Eastern blocs need facelift

Series Title
Series Details Vol.11, No.37, 20.10.05
Publication Date 20/10/2005
Content Type

Date: 20/10/05

If EU founding countries are starting to get cold feet as the buildings directive deadline looms, the ten new member states might find it even harder to bring their building stock up to scratch.

Recent research from renewable energy consultants Ecofys says decades of communist rule have left eight of the ten new member states in urgent need of "massive investment programmes" to speed up energy efficient building and renovation.

Ecofys found that, with the exception of Malta and Cyprus, the new member states use 25% more energy per square metre of buildings than the old member states. Unsurprisingly, as the largest country Poland emits the most CO2 from buildings - more than twice as much as Latvia, Lithuania and Estonia combined.

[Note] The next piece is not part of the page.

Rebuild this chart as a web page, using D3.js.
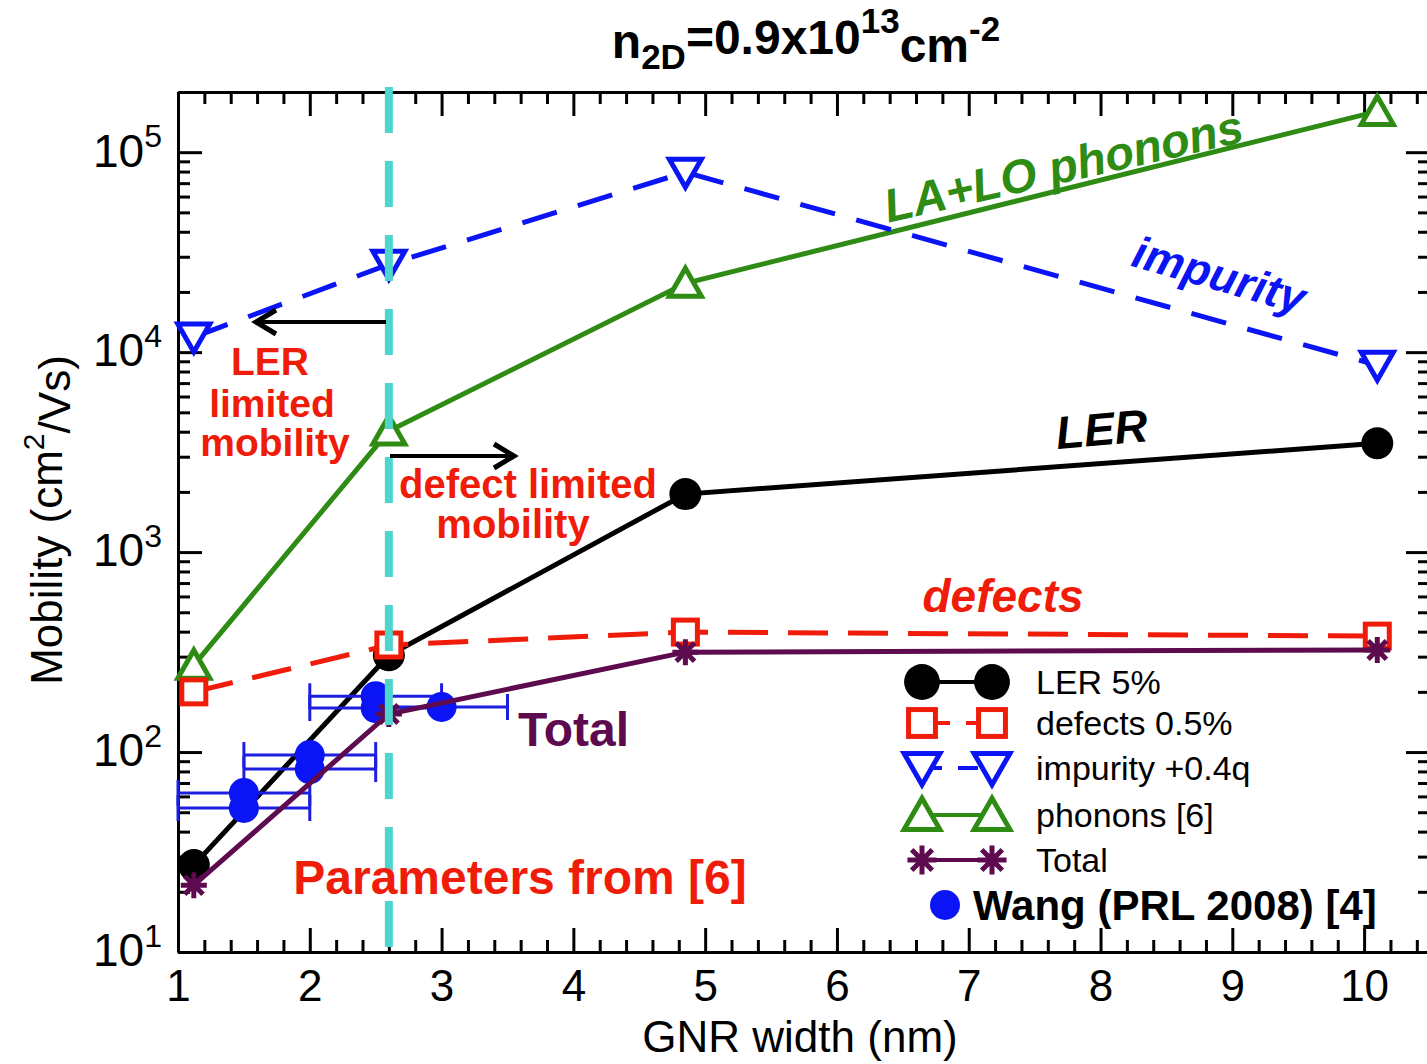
<!DOCTYPE html>
<html>
<head>
<meta charset="utf-8">
<script src="https://cdn.jsdelivr.net/npm/d3@7"></script>
<style>
  html, body { margin: 0; padding: 0; background: #fff; }
  svg { display: block; font-family: "Liberation Sans", Arial, Helvetica, sans-serif; }
</style>
</head>
<body>
<svg id="chart" width="1427" height="1064"></svg>
<script>
// GNR width (nm) where the simulations were run
const widths = [1.12, 2.6, 4.85, 10.1];
const lerVals = [27.2, 305, 1950, 3500];
const defectVals = [200, 343, 398, 380];
const impurityVals = [11900, 27500, 79400, 8600];
const phononVals = [272, 4030, 22100, 160000];
const totalVals = [21.6, 155, 316, 324];

// Wang (PRL 2008) measured points with x error bars
const wangX = [1.5, 1.5, 2.0, 2.0, 2.5, 2.5, 3.0];
const wangY = [62.4, 52.5, 96.6, 82.2, 190, 166, 168];
const wangLo = [1.0, 1.0, 1.5, 1.5, 2.0, 2.0, 2.5];
const wangHi = [2.0, 2.0, 2.5, 2.5, 3.0, 3.0, 3.5];

const xTicks = [1, 2, 3, 4, 5, 6, 7, 8, 9, 10];
const yTicks = [10, 100, 1000, 10000, 100000];
const paramWidth = 2.6;

const legendItems = [
  {label: "LER 5%", marker: "circle", color: "#000", dash: null},
  {label: "defects 0.5%", marker: "square", color: "#f01c0a", dash: "28,16"},
  {label: "impurity +0.4q", marker: "tri-down", color: "#0a14f5", dash: "20,16"},
  {label: "phonons [6]", marker: "tri-up", color: "#2e8b14", dash: null},
  {label: "Total", marker: "star", color: "#5e0a4e", dash: null}
];

const svg = d3.select("#chart");
const margin = {left: 178, top: 92, bottom: 952, right: 1430};

const x = d3.scaleLinear().domain([1, 10.5]).range([margin.left, margin.right]);
const y = d3.scaleLog().domain([10, 2e5]).range([margin.bottom, margin.top]);

const xMinor = d3.range(1, 10.5, 0.2).map(v => +v.toFixed(1)).filter(v => Math.abs(v - Math.round(v)) > 1e-6);
const yMinor = [];
[10, 100, 1000, 10000, 100000].forEach(d => {
  for (let k = 2; k <= 9; k++) if (d * k < 2e5) yMinor.push(d * k);
});

// ---- axes ----
const axisStyle = g => {
  g.selectAll("path.domain").attr("stroke", "#000").attr("stroke-width", 3);
  g.selectAll(".tick line").attr("stroke", "#000").attr("stroke-width", 3);
};

svg.append("g").attr("transform", `translate(0,${margin.bottom})`)
  .call(d3.axisBottom(x).tickValues(xMinor).tickSize(-12).tickSizeOuter(0).tickFormat(""))
  .call(axisStyle);
const gx = svg.append("g").attr("transform", `translate(0,${margin.bottom})`)
  .call(d3.axisBottom(x).tickValues(xTicks).tickSize(-24).tickSizeOuter(0).tickPadding(18).tickFormat(d3.format("d")))
  .call(axisStyle);
gx.selectAll(".tick text").attr("font-size", 44).attr("fill", "#000");

svg.append("g").attr("transform", `translate(0,${margin.top})`)
  .call(d3.axisTop(x).tickValues(xMinor).tickSize(-12).tickSizeOuter(0).tickFormat(""))
  .call(axisStyle);
svg.append("g").attr("transform", `translate(0,${margin.top})`)
  .call(d3.axisTop(x).tickValues(xTicks).tickSize(-24).tickSizeOuter(0).tickFormat(""))
  .call(axisStyle);

svg.append("g").attr("transform", `translate(${margin.left},0)`)
  .call(d3.axisLeft(y).tickValues(yMinor).tickSize(-12).tickSizeOuter(0).tickFormat(""))
  .call(axisStyle);
const gy = svg.append("g").attr("transform", `translate(${margin.left},0)`)
  .call(d3.axisLeft(y).tickValues(yTicks).tickSize(-24).tickSizeOuter(0).tickPadding(16).tickFormat(""))
  .call(axisStyle);
gy.selectAll(".tick text").each(function(d) {
  const t = d3.select(this).attr("font-size", 46).attr("fill", "#000").attr("dy", "0.3em");
  t.append("tspan").text("10");
  t.append("tspan").attr("dy", "-0.6em").attr("font-size", 32).text(Math.round(Math.log10(d)));
});

svg.append("g").attr("transform", `translate(${margin.right},0)`)
  .call(d3.axisRight(y).tickValues(yMinor).tickSize(-12).tickSizeOuter(0).tickFormat(""))
  .call(axisStyle);
svg.append("g").attr("transform", `translate(${margin.right},0)`)
  .call(d3.axisRight(y).tickValues(yTicks).tickSize(-24).tickSizeOuter(0).tickFormat(""))
  .call(axisStyle);

// ---- axis titles ----
svg.append("text").attr("x", 800).attr("y", 1052).attr("text-anchor", "middle")
  .attr("font-size", 44).text("GNR width (nm)");

const yl = svg.append("text").attr("transform", "translate(62,520) rotate(-90)")
  .attr("text-anchor", "middle").attr("font-size", 44);
yl.append("tspan").text("Mobility (cm");
yl.append("tspan").attr("dy", "-0.6em").attr("font-size", 30).text("2");
yl.append("tspan").attr("dy", "0.6em").text("/Vs)");

const title = svg.append("text").attr("x", 806).attr("y", 58).attr("text-anchor", "middle")
  .attr("font-size", 48).attr("font-weight", "bold");
title.append("tspan").text("n");
title.append("tspan").attr("dy", "0.3em").attr("font-size", 35).text("2D");
title.append("tspan").attr("dy", "-0.3em").text("=0.9x10");
title.append("tspan").attr("dy", "-0.6em").attr("font-size", 35).text("13");
title.append("tspan").attr("dy", "0.6em").text("cm");
title.append("tspan").attr("dy", "-0.6em").attr("font-size", 35).text("-2");

// ---- markers ----
function starPath(r) {
  let p = "";
  for (let a = 0; a < 180; a += 45) {
    const rad = a * Math.PI / 180;
    const dx = r * Math.cos(rad), dy = r * Math.sin(rad);
    p += `M${-dx},${-dy}L${dx},${dy}`;
  }
  return p;
}
function drawMarker(g, type, cx, cy, color, s = 1) {
  if (type === "circle") {
    g.append("circle").attr("cx", cx).attr("cy", cy).attr("r", 16 * s).attr("fill", color);
  } else if (type === "square") {
    g.append("rect").attr("x", cx - 12 * s).attr("y", cy - 12 * s).attr("width", 24 * s).attr("height", 24 * s)
      .attr("fill", "#fff").attr("stroke", color).attr("stroke-width", 5);
  } else if (type === "tri-down") {
    g.append("path").attr("d", `M${cx - 16 * s},${cy - 13 * s}L${cx + 16 * s},${cy - 13 * s}L${cx},${cy + 15 * s}Z`)
      .attr("fill", "#fff").attr("stroke", color).attr("stroke-width", 5).attr("stroke-linejoin", "miter");
  } else if (type === "tri-up") {
    g.append("path").attr("d", `M${cx - 16 * s},${cy + 13 * s}L${cx + 16 * s},${cy + 13 * s}L${cx},${cy - 15 * s}Z`)
      .attr("fill", "#fff").attr("stroke", color).attr("stroke-width", 5).attr("stroke-linejoin", "miter");
  } else if (type === "star") {
    g.append("path").attr("transform", `translate(${cx},${cy})`).attr("d", starPath(13 * s))
      .attr("stroke", color).attr("stroke-width", 5);
  } else if (type === "dot") {
    g.append("circle").attr("cx", cx).attr("cy", cy).attr("r", 15 * s).attr("fill", color);
  }
}

const line = d3.line().x(d => x(d[0])).y(d => y(d[1]));
function drawSeries(vals, item) {
  const g = svg.append("g");
  const pts = widths.map((w, i) => [w, vals[i]]);
  g.append("path").attr("d", line(pts)).attr("fill", "none")
    .attr("stroke", item.color).attr("stroke-width", 5)
    .attr("stroke-dasharray", item.dash ? (item.marker === "square" ? "40,20" : "36,22") : null);
  pts.forEach(p => drawMarker(g, item.marker, x(p[0]), y(p[1]), item.color));
}

drawSeries(phononVals, legendItems[3]);
drawSeries(impurityVals, legendItems[2]);
drawSeries(lerVals, legendItems[0]);
drawSeries(defectVals, legendItems[1]);

// Wang error bars
const wangColor = "#0a14f5";
const gw = svg.append("g");
wangX.forEach((wx, i) => {
  const yy = y(wangY[i]);
  gw.append("line").attr("x1", x(wangLo[i])).attr("x2", x(wangHi[i])).attr("y1", yy).attr("y2", yy)
    .attr("stroke", "#1e1ee0").attr("stroke-width", 3);
  [wangLo[i], wangHi[i]].forEach(v => gw.append("line").attr("x1", x(v)).attr("x2", x(v))
    .attr("y1", yy - 13).attr("y2", yy + 13).attr("stroke", "#1e1ee0").attr("stroke-width", 3));
});

drawSeries(totalVals, legendItems[4]);
wangX.forEach((wx, i) => drawMarker(gw, "dot", x(wx), y(wangY[i]), wangColor));

// cyan reference line
svg.append("line").attr("x1", x(paramWidth)).attr("x2", x(paramWidth))
  .attr("y1", 87).attr("y2", margin.bottom)
  .attr("stroke", "#4fd6cc").attr("stroke-width", 8).attr("stroke-dasharray", "46,28");

// ---- annotations ----
function note(txt, cx, cy, size, color, opts = {}) {
  svg.append("text").attr("transform", `translate(${cx},${cy}) rotate(${opts.rot || 0})`)
    .attr("text-anchor", opts.anchor || "middle").attr("font-size", size).attr("font-weight", "bold")
    .attr("font-style", opts.italic ? "italic" : "normal").attr("fill", color).text(txt);
}
note("LA+LO phonons", 1067, 182, 47, "#2e8b14", {rot: -12.8, italic: true});
note("impurity", 1215, 290, 45, "#0a14f5", {rot: 16, italic: true});
note("LER", 1103, 445, 46, "#000", {rot: -5, italic: true});
note("defects", 1003, 612, 46, "#f01c0a", {italic: true});
note("Total", 518, 746, 48, "#5e0a4e", {anchor: "start"});
note("LER", 270, 375, 39, "#f01c0a");
note("limited", 272, 417, 39, "#f01c0a");
note("mobility", 275, 456, 39, "#f01c0a");
note("defect limited", 528, 498, 40, "#f01c0a");
note("mobility", 513, 538, 40, "#f01c0a");
note("Parameters from [6]", 520, 894, 48, "#f01c0a");

// arrows
function arrow(x1, x2, yy) {
  const dir = Math.sign(x2 - x1);
  svg.append("line").attr("x1", x1).attr("x2", x2).attr("y1", yy).attr("y2", yy)
    .attr("stroke", "#000").attr("stroke-width", 4);
  svg.append("path").attr("d", `M${x2 - dir * 20},${yy - 12}L${x2},${yy}L${x2 - dir * 20},${yy + 12}`)
    .attr("fill", "none").attr("stroke", "#000").attr("stroke-width", 5);
}
arrow(386, 256, 322);
arrow(390, 514, 456);

// ---- legend ----
const lg = svg.append("g");
const rowY = [682, 723, 768, 815, 860];
legendItems.forEach((it, i) => {
  const yy = rowY[i];
  lg.append("line").attr("x1", 922).attr("x2", 992).attr("y1", yy).attr("y2", yy)
    .attr("stroke", it.color).attr("stroke-width", 4).attr("stroke-dasharray", it.dash);
  drawMarker(lg, it.marker, 922, yy, it.color, 1.12);
  drawMarker(lg, it.marker, 992, yy, it.color, 1.12);
  lg.append("text").attr("x", 1036).attr("y", yy + 12).attr("font-size", 34).attr("fill", "#000").text(it.label);
});
drawMarker(lg, "dot", 945, 905, wangColor);
lg.append("text").attr("x", 973).attr("y", 920).attr("font-size", 42).attr("font-weight", "bold")
  .attr("fill", "#000").text("Wang (PRL 2008) [4]");
</script>
</body>
</html>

National ministers across the former Communist states have acknowledged that something must be done, particularly to upgrade the large number of high-rise urban apartment blocks. Ecofys recommends supporting energy-efficient building products through a combination of low interest loans, cash bonuses and reduced value-added tax (VAT).

With the cost of meeting the EU directive's requirements in the new member states put by Ecofys at EUR 44 billion by 2010, former communist countries have their work cut out to put their housing stock in order.

Article takes a look the former Communist EU Member States have with energy efficient building and renovation.